I’m not any less angry at Tom Batiuk’s Funky Winkerbean than I was at the start of this week, mind you. This even though instead of a story about Crazy Harry’s wife making him drop his VHS tape hobby it’s flashbacks totally rewriting what we thought was the history of how Lisa Moore recorded the Dead Lisa Tapes for some reason.
No, the thing that I noticed this week — and remember, I’ve been reading Funky Winkerbean for so long that I remember when it was surprising that something bad happened to a character — is that the strip has two major characters named Harry. There’s Crazy Harry, formerly the guy who lived in his locker and listened to pizzas on his turntable and now a guy who returns videotapes to people; and then there’s Harry Harry L Dinkle The World’s Greatest Guy Taped Onto High School Band Director Office Doors. They’ve both been major characters in the strip since Richard Nixon was president and I just noticed this now.
I mean, I can’t fault the realism of having two characters with the same name around.
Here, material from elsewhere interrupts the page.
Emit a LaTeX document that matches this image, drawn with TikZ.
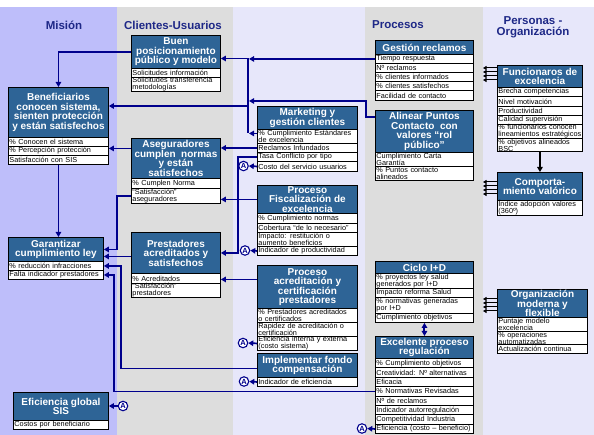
\documentclass[tikz,border=0pt]{standalone}
\usepackage{fontspec}
\setmainfont{Liberation Sans}
\usetikzlibrary{arrows.meta,calc}

\definecolor{misionbg}{RGB}{190,190,250}
\definecolor{graybg}{RGB}{221,221,221}
\definecolor{palebg}{RGB}{231,231,250}
\definecolor{titlefill}{RGB}{46,100,150}
\definecolor{navy}{RGB}{0,0,140}
\definecolor{headblue}{RGB}{30,40,135}

\begin{document}
\begin{tikzpicture}[x=1pt,y=-1pt,
  ttl/.style={anchor=north west, draw=black, line width=0.9pt, fill=titlefill,
    text=white, font=\bfseries\fontsize{10}{9.5}\selectfont, align=center, inner sep=0pt},
  row/.style={anchor=north west, draw=black, line width=0.9pt, fill=white,
    font=\fontsize{7.3}{7}\selectfont, align=left, inner xsep=1pt, inner ysep=0pt},
  rowM/.style={row, text width=98pt},
  rowG/.style={row, text width=93pt},
  rowC/.style={row, text width=87pt},
  rowP/.style={row, text width=98pt},
  rowR/.style={row, text width=96pt},
  rowF/.style={row, text width=83pt},
  rowO/.style={row, text width=88pt},
  head/.style={text=headblue, font=\bfseries\fontsize{11.5}{11}\selectfont, align=center, inner sep=0pt},
  acirc/.style={circle, draw=navy, line width=1.1pt, fill=white, text=navy,
    font=\bfseries\fontsize{7.5}{7}\selectfont, inner sep=0pt, minimum size=9.5pt},
  tip/.tip={Triangle[length=5pt,width=5.5pt]},
  conn/.style={draw=navy, line width=1.7pt, -tip},
  busline/.style={draw=navy, line width=1.7pt},
  dconn/.style={draw=navy, line width=2pt, tip-tip},
  blk/.style={draw=black, line width=1.6pt, -tip},
  stub/.style={draw=black, line width=1pt, -{Triangle[length=3.5pt,width=4pt]}}
]
\useasboundingbox (0,0) rectangle (594,435);

% column backgrounds
\fill[white] (0,0) rectangle (594,435);
\fill[misionbg] (0,7) rectangle (117,435);
\fill[graybg] (117,7) rectangle (233,435);
\fill[palebg] (233,7) rectangle (365,435);
\fill[graybg] (365,7) rectangle (483,435);
\fill[palebg] (483,7) rectangle (594,435);

% column headings
\node[head] (hmision) at (64,25) {Misión};
\node[head] (hclientes) at (173,25) {Clientes-Usuarios};
\node[head] (hprocesos) at (398,25) {Procesos};
\node[head] (hpersonas) at (533,27.5) {Personas -\\Organización};

% ---------- Misión ----------
\node[ttl, minimum width=100pt, minimum height=50pt] (benef) at (8,87)
  {Beneficiarios\\conocen sistema,\\sienten protección\\y están satisfechos};
\node[rowM, minimum height=9pt] (benef1) at (8,137) {\% Conocen el sistema};
\node[rowM, minimum height=9pt] (benef2) at (8,146) {\% Percepción protección};
\node[rowM, minimum height=9pt] (benef3) at (8,155) {Satisfacción con SIS};

\node[ttl, minimum width=95pt, minimum height=24pt] (garant) at (8,237)
  {Garantizar\\cumplimiento ley};
\node[rowG, minimum height=9pt] (garant1) at (8,261) {\% reducción infracciones};
\node[rowG, minimum height=9pt] (garant2) at (8,270) {Falta indicador prestadores};

\node[ttl, minimum width=95pt, minimum height=28pt] (efic) at (13,392)
  {Eficiencia global\\SIS};
\node[rowG, minimum height=9pt] (efic1) at (13,420) {Costos por beneficiario};

% ---------- Clientes-Usuarios ----------
\node[ttl, minimum width=89pt, minimum height=33pt] (buen) at (131,35)
  {Buen\\posicionamiento\\público y modelo};
\node[rowC, minimum height=9pt] (buen1) at (131,68) {Solicitudes información};
\node[rowC, minimum height=14pt] (buen2) at (131,77) {Solicitudes transferencia\\metodologías};

\node[ttl, minimum width=89pt, minimum height=40pt] (aseg) at (131,138)
  {Aseguradores\\cumplen\ \ normas\\y están\\satisfechos};
\node[rowC, minimum height=10pt] (aseg1) at (131,178) {\% Cumplen Norma};
\node[rowC, minimum height=15pt] (aseg2) at (131,188) {“Satisfacción”\\aseguradores};

\node[ttl, minimum width=89pt, minimum height=41pt] (prest) at (131,232)
  {Prestadores\\acreditados y\\satisfechos};
\node[rowC, minimum height=10pt] (prest1) at (131,273) {\% Acreditados};
\node[rowC, minimum height=14pt] (prest2) at (131,283) {“Satisfacción”\\prestadores};

% ---------- Procesos (first column) ----------
\node[ttl, minimum width=100pt, minimum height=23pt] (mkt) at (257,106)
  {Marketing y\\gestión clientes};
\node[rowP, minimum height=14pt] (mkt1) at (257,129) {\% Cumplimiento Estándares\\de excelencia};
\node[rowP, minimum height=9pt] (mkt2) at (257,143) {Reclamos Infundados};
\node[rowP, minimum height=9pt] (mkt3) at (257,152) {Tasa Conflicto por tipo};
\node[rowP, minimum height=10pt] (mkt4) at (257,161) {Costo del servicio usuarios};

\node[ttl, minimum width=100pt, minimum height=28pt] (fisc) at (257,185)
  {Proceso\\Fiscalización de\\excelencia};
\node[rowP, minimum height=10pt] (fisc1) at (257,213) {\% Cumplimiento normas};
\node[rowP, minimum height=9pt] (fisc2) at (257,223) {Cobertura “de lo necesario”};
\node[rowP, minimum height=14pt] (fisc3) at (257,232) {Impacto: restitución o\\aumento beneficios};
\node[rowP, minimum height=9pt] (fisc4) at (257,246) {Indicador de productividad};

\node[ttl, minimum width=100pt, minimum height=43pt] (acred) at (257,265)
  {Proceso\\acreditación y\\certificación\\prestadores};
\node[rowP, minimum height=14pt] (acred1) at (257,308) {\% Prestadores acreditados\\o certificados};
\node[rowP, minimum height=14pt] (acred2) at (257,322) {Rapidez de acreditación o\\certificación};
\node[rowP, minimum height=14pt] (acred3) at (257,336) {Eficiencia interna y externa\\(costo sistema)};

\node[ttl, minimum width=100pt, minimum height=24pt] (impl) at (257,353)
  {Implementar fondo\\compensación};
\node[rowP, minimum height=9pt] (impl1) at (257,377) {Indicador de eficiencia};

% ---------- Procesos (second column) ----------
\node[ttl, minimum width=98pt, minimum height=14pt] (gest) at (375,40) {Gestión reclamos};
\node[rowR, minimum height=9pt] (gest1) at (375,54) {Tiempo respuesta};
\node[rowR, minimum height=9pt] (gest2) at (375,63) {Nº reclamos};
\node[rowR, minimum height=9pt] (gest3) at (375,72) {\% clientes informados};
\node[rowR, minimum height=9pt] (gest4) at (375,81) {\% clientes satisfechos};
\node[rowR, minimum height=10pt] (gest5) at (375,90) {Facilidad de contacto};

\node[ttl, minimum width=98pt, minimum height=42pt] (alin) at (375,110)
  {Alinear Puntos\\Contacto\ \ con\\valores “rol\\público”};
\node[rowR, minimum height=14pt] (alin1) at (375,152) {Cumplimiento Carta\\Garantía};
\node[rowR, minimum height=14pt] (alin2) at (375,166) {\% Puntos contacto\\alineados};

\node[ttl, minimum width=98pt, minimum height=12pt] (ciclo) at (375,261) {Ciclo I+D};
\node[rowR, minimum height=15pt] (ciclo1) at (375,273) {\% proyectos ley salud\\generados por I+D};
\node[rowR, minimum height=9pt] (ciclo2) at (375,288) {Impacto reforma Salud};
\node[rowR, minimum height=16pt] (ciclo3) at (375,297) {\% normativas generadas\\por I+D};
\node[rowR, minimum height=9pt] (ciclo4) at (375,313) {Cumplimiento objetivos};

\node[ttl, minimum width=98pt, minimum height=22pt] (exc) at (375,336)
  {Excelente proceso\\regulación};
\node[rowR, minimum height=9.4pt] (exc1) at (375,358) {\% Cumplimiento objetivos};
\node[rowR, minimum height=9.4pt] (exc2) at (375,367.4) {Creatividad: Nº alternativas};
\node[rowR, minimum height=9.4pt] (exc3) at (375,376.8) {Eficacia};
\node[rowR, minimum height=9.4pt] (exc4) at (375,386.2) {\% Normativas Revisadas};
\node[rowR, minimum height=9.4pt] (exc5) at (375,395.6) {Nº de reclamos};
\node[rowR, minimum height=9.4pt] (exc6) at (375,405) {Indicador autorregulación};
\node[rowR, minimum height=9.4pt] (exc7) at (375,414.4) {Competitividad Industria};
\node[rowR, minimum height=9.4pt] (exc8) at (375,423.8) {Eficiencia (costo – beneficio)};

% ---------- Personas - Organización ----------
\node[ttl, minimum width=85pt, minimum height=22pt] (func) at (497,65)
  {Funcionaros de\\excelencia};
\node[rowF, minimum height=9pt] (func1) at (497,87) {Brecha competencias};
\node[rowF, minimum height=10pt] (func2) at (497,96) {Nivel motivación};
\node[rowF, minimum height=9pt] (func3) at (497,106) {Productividad};
\node[rowF, minimum height=9pt] (func4) at (497,115) {Calidad supervisión};
\node[rowF, minimum height=14pt] (func5) at (497,124) {\% funcionarios conocen\\lineamientos estratégicos};
\node[rowF, minimum height=13pt] (func6) at (497,138) {\% objetivos alineados\\BSC};

\node[ttl, minimum width=85pt, minimum height=28pt] (comp) at (497,172)
  {Comporta-\\miento valórico};
\node[rowF, minimum height=15pt] (comp1) at (497,200) {Índice adopción valores\\(360º)};

\node[ttl, minimum width=90pt, minimum height=28pt] (orga) at (497,289)
  {Organización\\moderna y\\flexible};
\node[rowO, minimum height=14pt] (orga1) at (497,317) {Puntaje modelo\\excelencia};
\node[rowO, minimum height=13pt] (orga2) at (497,331) {\% operaciones\\automatizadas};
\node[rowO, minimum height=9pt] (orga3) at (497,344) {Actualización continua};

% ---------- "A" markers ----------
\node[acirc] (aMkt) at (243.5,166) {A};
\node[acirc] (aFisc) at (245,250.5) {A};
\node[acirc] (aAcred) at (243,343) {A};
\node[acirc] (aImpl) at (244,381.5) {A};
\node[acirc] (aEfic) at (123,406) {A};
\node[acirc] (aExc) at (362,428.5) {A};

% ---------- connectors ----------
% collector bus feeding Buen posicionamiento and Beneficiarios
\coordinate (busTop) at (248,58.5);
\coordinate (busBot) at (248,133);
\coordinate (busIn) at (249,0);
\coordinate (busB) at (248,106);
\draw[busline] (busTop) -- (busBot);
\draw[conn] (gest1.west) -- (gest1.west -| busIn);
\coordinate (alinA) at ([yshift=-7pt]alin.north west);
\coordinate (alinB) at (366,101);
\draw[conn] (alinA) -| (alinB) -- (alinB -| busIn);
\coordinate (mktA) at ([yshift=3pt]mkt1.west);
\draw[conn] (mktA) -- (mktA -| busIn);
\draw[conn] (busTop) -- (busTop -| buen.east);
\draw[conn] (busB) -- (busB -| benef.east);

% Clientes-Usuarios to Misión
\draw[conn] (buen.west) -| (benef.north);
\coordinate (asegL) at ([yshift=10pt]aseg.west);
\draw[conn] (asegL) -- (asegL -| benef.east);
\draw[conn] (benef3.south) -- (benef3.south |- garant.north);
\coordinate (v117) at (117,0);
\draw[conn] (aseg2.west) -| (v117 |- garant.east) -- (garant.east);
\coordinate (prestL) at ([yshift=-3.5pt]prest.west);
\draw[conn] (prestL) -- (prestL -| garant.east);

% Procesos to Clientes-Usuarios
\draw[conn] (mkt2.west) -- (mkt2.west -| aseg.east);
\coordinate (v238) at (238,0);
\draw[conn] (mkt3.west) -| (v238 |- prest.east) -- (prest.east);
\draw[conn] (fisc.west) -- (fisc.west -| aseg2.east);
\coordinate (acredL) at ([yshift=7.5pt]acred.west);
\draw[conn] (acredL) -- (acredL -| prest1.east);

% Procesos to Garantizar cumplimiento ley
\coordinate (implL) at ([yshift=-3pt]impl.west);
\coordinate (v121) at (121,0);
\draw[conn] (implL) -| (v121 |- garant1.east) -- (garant1.east);
\coordinate (v114) at (114,0);
\draw[conn] (exc4.west) -| (v114 |- garant2.east) -- (garant2.east);

% indicators tagged "A"
\draw[conn] (mkt4.west) -- (aMkt.east);
\draw[conn] (fisc4.west) -- (aFisc.east);
\draw[conn] (acred3.west) -- (aAcred.east);
\draw[conn] (impl1.west) -- (aImpl.east);
\draw[conn] (exc8.west) -- (aExc.east);
\draw[conn] (aEfic.west) -- (aEfic.west -| efic.east);

% I+D and regulation
\draw[dconn] (ciclo4.south) -- (exc.north);

% Personas - Organización
\draw[blk] (func6.south) -- (comp.north);
\coordinate (stubx) at (483,0);
\foreach \d in {3,7,11,15} {
  \coordinate (fs) at ([yshift=-\d pt]func.north west);
  \draw[stub] (fs) -- (fs -| stubx);
}
\foreach \d in {10,14,18,22} {
  \coordinate (cs) at ([yshift=-\d pt]comp.north west);
  \draw[stub] (cs) -- (cs -| stubx);
}
\foreach \d in {10,14,18,22} {
  \coordinate (os) at ([yshift=-\d pt]orga.north west);
  \draw[stub] (os) -- (os -| stubx);
}
\end{tikzpicture}
\end{document}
At my former workplace, which had like two dozen people in it, there were somehow four people named “Joseph”, and when one of them retired somehow there was another Joseph I hadn’t ever seen or heard of before except now he was the person who actually responded to my weekly status reports. It just seems the Harry situation is a little cramped for a comic strip that has … well, dozens of old white guys who are way into comic books and superhero movies and moping. Mr Tom Batiuk please change the name of at least one Harry to something not already in use by another prominent character, thank you.